Dataset records:
=======

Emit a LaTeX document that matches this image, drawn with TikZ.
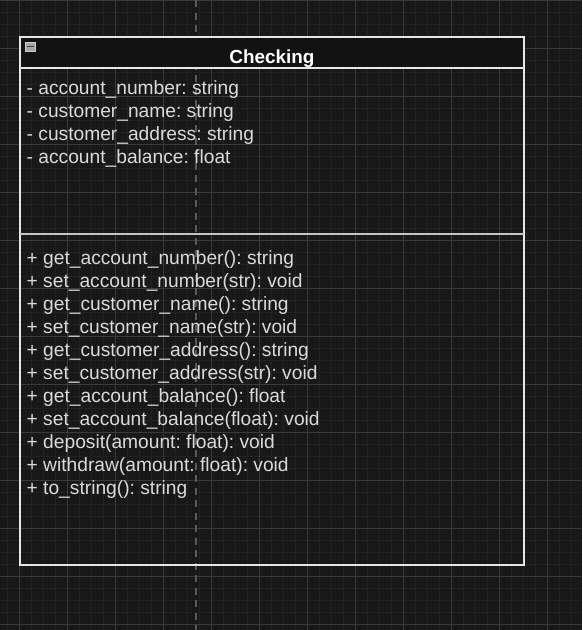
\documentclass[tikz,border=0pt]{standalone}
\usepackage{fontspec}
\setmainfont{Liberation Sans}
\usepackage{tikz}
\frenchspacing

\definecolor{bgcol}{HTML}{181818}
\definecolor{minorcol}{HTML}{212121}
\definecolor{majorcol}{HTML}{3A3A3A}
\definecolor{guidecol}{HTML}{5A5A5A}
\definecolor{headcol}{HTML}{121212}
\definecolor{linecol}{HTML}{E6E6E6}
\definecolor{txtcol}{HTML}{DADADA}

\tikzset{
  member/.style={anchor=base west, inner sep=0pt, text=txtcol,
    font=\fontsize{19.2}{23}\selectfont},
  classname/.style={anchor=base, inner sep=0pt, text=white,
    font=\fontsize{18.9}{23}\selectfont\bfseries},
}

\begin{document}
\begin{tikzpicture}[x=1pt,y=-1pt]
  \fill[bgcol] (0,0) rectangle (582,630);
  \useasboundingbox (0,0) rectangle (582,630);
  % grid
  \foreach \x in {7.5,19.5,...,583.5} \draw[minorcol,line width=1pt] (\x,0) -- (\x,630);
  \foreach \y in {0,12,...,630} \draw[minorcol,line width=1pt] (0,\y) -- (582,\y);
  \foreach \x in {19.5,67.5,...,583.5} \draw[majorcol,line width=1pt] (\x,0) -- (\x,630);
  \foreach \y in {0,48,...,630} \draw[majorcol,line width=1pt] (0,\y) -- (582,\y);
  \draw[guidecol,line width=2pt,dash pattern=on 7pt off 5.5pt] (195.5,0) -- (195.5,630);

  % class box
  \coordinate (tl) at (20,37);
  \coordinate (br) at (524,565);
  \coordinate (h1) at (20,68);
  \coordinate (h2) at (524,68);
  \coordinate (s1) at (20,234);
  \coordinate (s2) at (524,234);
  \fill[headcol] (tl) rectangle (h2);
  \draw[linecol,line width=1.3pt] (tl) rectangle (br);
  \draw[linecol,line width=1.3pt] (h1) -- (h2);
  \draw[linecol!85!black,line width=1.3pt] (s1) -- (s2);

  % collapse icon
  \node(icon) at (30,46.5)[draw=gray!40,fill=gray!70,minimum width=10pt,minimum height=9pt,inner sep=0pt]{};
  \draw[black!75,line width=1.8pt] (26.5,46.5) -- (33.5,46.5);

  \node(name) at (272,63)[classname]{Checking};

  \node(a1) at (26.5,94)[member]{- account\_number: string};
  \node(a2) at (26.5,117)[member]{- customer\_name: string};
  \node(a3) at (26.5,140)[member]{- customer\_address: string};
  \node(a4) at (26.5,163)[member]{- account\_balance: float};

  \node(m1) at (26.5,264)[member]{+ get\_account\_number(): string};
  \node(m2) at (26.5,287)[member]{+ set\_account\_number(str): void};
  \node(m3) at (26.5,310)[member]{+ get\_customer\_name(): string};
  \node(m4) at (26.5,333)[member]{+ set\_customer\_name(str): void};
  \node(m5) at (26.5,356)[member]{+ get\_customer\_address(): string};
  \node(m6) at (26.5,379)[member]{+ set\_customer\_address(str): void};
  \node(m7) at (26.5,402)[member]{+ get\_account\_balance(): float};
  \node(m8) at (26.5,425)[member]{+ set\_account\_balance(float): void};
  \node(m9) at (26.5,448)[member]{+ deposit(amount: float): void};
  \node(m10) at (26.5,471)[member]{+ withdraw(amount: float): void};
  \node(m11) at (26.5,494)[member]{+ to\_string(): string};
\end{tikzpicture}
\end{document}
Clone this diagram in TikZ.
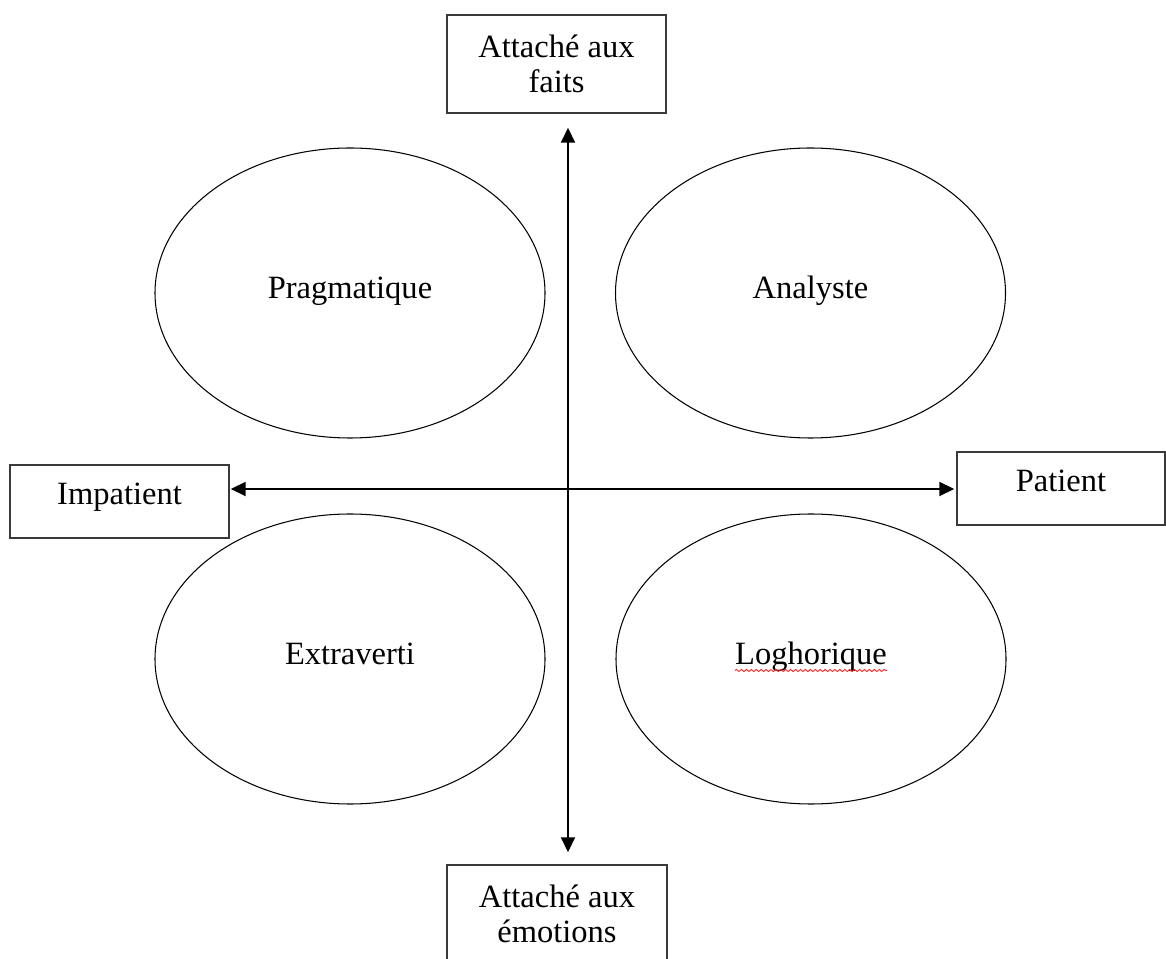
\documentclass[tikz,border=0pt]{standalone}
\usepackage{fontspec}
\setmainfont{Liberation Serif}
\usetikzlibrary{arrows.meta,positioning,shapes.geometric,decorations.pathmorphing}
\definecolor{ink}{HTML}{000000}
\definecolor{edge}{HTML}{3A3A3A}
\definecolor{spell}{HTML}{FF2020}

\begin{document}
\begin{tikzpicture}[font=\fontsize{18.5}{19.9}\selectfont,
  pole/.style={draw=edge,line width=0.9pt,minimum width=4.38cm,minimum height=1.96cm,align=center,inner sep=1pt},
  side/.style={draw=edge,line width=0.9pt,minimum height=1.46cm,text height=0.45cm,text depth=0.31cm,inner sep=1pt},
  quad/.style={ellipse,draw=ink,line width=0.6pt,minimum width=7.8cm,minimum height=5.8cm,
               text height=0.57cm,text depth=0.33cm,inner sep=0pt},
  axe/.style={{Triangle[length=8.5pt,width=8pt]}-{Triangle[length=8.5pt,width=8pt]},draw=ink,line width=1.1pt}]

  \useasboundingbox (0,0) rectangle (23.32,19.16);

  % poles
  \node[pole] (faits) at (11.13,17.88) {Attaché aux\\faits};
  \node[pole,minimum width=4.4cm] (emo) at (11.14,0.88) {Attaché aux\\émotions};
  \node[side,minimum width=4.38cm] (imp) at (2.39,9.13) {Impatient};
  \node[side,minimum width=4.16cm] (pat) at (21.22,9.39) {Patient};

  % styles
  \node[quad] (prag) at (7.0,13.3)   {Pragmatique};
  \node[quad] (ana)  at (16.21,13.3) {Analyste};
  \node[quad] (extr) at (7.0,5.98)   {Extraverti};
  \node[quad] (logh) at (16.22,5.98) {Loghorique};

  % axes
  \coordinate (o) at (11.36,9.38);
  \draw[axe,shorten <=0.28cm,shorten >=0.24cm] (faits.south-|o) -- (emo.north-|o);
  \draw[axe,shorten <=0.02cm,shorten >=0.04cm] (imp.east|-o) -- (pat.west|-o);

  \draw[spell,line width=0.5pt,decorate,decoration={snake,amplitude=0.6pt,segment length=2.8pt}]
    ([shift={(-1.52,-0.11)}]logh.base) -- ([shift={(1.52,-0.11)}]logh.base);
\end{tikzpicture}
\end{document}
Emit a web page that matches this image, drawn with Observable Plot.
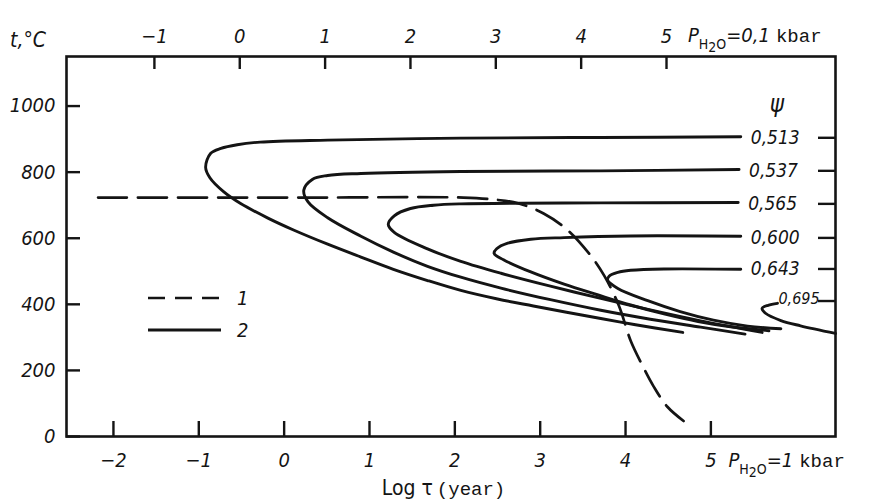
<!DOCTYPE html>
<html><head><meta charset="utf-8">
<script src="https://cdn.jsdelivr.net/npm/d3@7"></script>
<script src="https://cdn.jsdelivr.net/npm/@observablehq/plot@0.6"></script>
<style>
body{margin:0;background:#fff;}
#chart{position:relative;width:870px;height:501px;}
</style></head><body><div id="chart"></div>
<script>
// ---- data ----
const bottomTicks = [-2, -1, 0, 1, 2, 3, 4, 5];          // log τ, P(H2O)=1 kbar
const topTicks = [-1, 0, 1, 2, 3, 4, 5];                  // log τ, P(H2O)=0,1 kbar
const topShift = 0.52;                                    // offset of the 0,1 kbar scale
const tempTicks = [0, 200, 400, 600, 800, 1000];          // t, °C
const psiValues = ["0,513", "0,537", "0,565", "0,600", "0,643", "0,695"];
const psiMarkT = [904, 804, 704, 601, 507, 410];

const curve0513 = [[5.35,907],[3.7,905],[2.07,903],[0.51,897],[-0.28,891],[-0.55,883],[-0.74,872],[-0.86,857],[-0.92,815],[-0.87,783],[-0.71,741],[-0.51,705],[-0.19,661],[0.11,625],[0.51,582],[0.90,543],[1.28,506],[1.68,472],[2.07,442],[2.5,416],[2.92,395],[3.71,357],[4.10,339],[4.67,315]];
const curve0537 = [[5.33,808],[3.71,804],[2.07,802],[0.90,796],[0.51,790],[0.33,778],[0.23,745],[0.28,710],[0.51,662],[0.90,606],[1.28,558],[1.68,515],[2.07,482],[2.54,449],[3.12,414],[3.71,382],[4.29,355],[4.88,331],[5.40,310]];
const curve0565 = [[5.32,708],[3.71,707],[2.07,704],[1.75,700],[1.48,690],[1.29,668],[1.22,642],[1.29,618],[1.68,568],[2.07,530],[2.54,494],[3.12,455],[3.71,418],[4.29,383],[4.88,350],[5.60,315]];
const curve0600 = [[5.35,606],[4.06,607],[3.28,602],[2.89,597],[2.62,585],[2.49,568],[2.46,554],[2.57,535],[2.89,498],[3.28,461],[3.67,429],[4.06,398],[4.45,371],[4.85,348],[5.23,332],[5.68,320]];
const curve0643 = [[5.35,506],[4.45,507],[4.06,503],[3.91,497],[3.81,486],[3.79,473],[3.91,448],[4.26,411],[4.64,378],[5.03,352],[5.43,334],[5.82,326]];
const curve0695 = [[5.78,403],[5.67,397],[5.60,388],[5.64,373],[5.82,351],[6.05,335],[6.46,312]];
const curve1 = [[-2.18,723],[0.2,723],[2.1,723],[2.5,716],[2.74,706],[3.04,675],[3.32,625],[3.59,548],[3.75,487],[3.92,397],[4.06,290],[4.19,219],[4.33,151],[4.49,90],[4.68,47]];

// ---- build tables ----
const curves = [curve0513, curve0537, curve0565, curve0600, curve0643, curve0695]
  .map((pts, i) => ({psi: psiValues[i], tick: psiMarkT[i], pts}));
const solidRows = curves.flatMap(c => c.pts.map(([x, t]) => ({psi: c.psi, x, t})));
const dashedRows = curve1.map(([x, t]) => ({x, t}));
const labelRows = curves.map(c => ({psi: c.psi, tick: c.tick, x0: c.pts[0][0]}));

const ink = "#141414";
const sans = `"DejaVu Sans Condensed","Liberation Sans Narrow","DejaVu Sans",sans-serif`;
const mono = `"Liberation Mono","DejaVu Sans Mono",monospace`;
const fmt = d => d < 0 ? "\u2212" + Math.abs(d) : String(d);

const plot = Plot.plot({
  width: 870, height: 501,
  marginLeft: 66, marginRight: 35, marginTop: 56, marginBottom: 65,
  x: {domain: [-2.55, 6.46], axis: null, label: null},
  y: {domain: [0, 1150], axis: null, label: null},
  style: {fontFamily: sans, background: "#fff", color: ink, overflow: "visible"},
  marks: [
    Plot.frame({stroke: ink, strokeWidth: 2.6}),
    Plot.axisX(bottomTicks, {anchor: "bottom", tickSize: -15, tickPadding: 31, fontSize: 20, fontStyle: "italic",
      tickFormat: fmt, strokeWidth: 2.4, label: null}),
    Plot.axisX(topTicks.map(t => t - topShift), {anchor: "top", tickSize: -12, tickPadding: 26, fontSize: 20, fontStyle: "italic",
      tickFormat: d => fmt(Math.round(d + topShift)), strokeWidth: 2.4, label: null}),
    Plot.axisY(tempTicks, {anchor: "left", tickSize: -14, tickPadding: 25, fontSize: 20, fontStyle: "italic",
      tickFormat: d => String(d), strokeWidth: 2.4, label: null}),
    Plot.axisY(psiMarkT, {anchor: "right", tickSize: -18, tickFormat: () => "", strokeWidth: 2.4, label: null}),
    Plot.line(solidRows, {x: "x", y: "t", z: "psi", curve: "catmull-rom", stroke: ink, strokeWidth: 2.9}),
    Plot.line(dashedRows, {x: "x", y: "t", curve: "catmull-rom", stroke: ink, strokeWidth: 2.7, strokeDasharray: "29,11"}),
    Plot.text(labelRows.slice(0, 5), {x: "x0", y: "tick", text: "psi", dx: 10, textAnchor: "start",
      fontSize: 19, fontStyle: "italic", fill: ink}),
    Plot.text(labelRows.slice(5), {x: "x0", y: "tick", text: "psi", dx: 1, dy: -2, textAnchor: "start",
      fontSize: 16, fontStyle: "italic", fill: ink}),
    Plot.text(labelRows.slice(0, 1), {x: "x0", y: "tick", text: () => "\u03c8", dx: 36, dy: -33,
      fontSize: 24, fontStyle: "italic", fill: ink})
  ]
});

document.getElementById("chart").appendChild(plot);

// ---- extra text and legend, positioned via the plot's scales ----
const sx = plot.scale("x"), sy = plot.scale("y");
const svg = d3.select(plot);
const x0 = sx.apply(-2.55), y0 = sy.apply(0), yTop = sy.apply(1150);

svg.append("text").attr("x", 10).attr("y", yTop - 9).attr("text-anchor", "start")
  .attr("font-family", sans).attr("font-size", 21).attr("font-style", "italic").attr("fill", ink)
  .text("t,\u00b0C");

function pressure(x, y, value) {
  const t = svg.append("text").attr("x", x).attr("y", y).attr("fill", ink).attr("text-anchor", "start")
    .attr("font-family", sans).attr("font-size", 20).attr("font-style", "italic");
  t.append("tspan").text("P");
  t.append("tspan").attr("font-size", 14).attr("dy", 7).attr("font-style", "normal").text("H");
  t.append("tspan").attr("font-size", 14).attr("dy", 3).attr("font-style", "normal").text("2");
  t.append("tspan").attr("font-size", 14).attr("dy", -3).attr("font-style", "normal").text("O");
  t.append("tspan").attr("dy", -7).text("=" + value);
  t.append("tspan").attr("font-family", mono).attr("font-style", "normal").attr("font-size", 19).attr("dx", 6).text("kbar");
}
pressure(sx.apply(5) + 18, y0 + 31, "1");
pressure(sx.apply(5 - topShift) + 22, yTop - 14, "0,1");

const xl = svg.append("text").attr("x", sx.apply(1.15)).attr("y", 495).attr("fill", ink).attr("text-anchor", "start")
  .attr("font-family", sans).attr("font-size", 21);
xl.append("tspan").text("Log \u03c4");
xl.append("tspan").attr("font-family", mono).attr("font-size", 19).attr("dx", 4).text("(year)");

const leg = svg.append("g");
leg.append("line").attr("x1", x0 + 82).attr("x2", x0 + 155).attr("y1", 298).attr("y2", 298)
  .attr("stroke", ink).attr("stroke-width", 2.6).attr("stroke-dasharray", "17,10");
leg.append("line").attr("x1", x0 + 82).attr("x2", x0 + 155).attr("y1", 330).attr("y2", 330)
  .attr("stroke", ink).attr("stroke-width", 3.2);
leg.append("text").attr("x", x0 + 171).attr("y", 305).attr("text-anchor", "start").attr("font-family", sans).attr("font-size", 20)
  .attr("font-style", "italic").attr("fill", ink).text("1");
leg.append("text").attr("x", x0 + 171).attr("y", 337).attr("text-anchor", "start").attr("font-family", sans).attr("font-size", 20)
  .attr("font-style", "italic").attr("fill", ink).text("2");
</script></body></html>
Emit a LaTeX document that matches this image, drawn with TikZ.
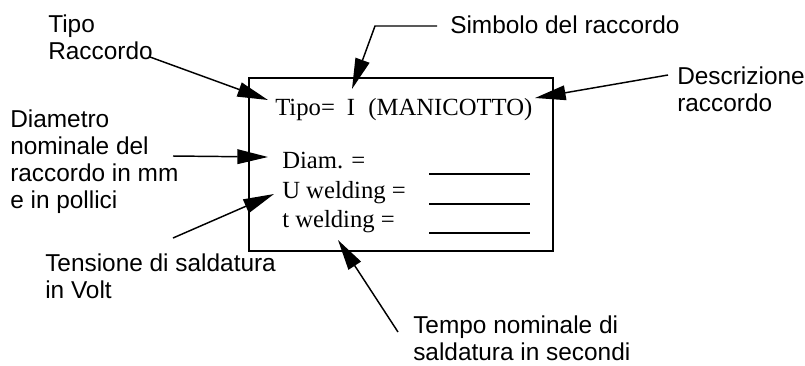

=======

Above are lines of data; state how many of them contain the word "this", with no other output.

4